Un programme lancé en 1998, avec la création de l'Initiative internationale contre le trachome (ITI), visait l'élimination de la maladie en 2020, mais cet objectif a été repoussé à 2030. Pfizer a d'ores et déjà donné plus de 900 millions de doses de cet antibiotique, l'azithromycine (nom de marque: Zithromax), administrées à quelque 300 millions d'individus au fil des ans, dans 40 pays.

Grâce aux progrès faits, le trachome ne représente plus un problème de santé publique dans 12 pays (Maroc, Ghana...) selon l'OMS. L'évaluation se fait par districts: si plus de 5% des enfants sont infectés, alors l'antibiotique est offert à toute la population locale, une fois par an, à la fois en traitement et en prévention.

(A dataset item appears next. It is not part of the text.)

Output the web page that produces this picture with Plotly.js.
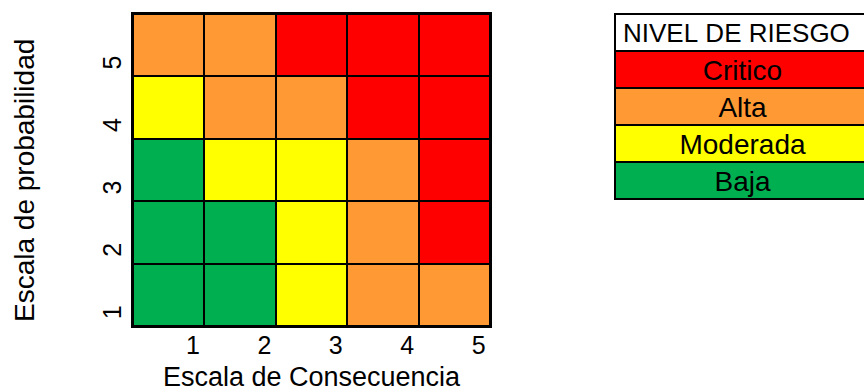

"Certaines campagnes vont toucher 10 millions de personnes en une seule semaine", a déclaré à l'AFP Paul Emerson, directeur de l'ITI. "Nous avons eu de grands succès".

Le défi est aujourd'hui d'atteindre des populations isolées, parfois nomades, et de coupler le médicament à la promotion de mesures d'hygiène (se laver fréquemment le visage...) dans des zones où l'eau peut se faire rare. Aujourd'hui, les endroits où la maladie persiste se trouvent notamment en Ethiopie, au Kenya, en Tanzanie, au Soudan et Soudan du Sud, en République centrafricaine, mais aussi en Afghanistan.

"Les conflits sont un gros facteur" limitant les interventions, a souligné Paul Emerson. "Dans un monde parfait, sans aucune interruption de fonds et sans guerres, nous aurions probablement pu éliminer le trachome en 2020", a-t-il jugé. Selon Caroline Roan, le but de 2030 est "ambitieux, mais réaliste".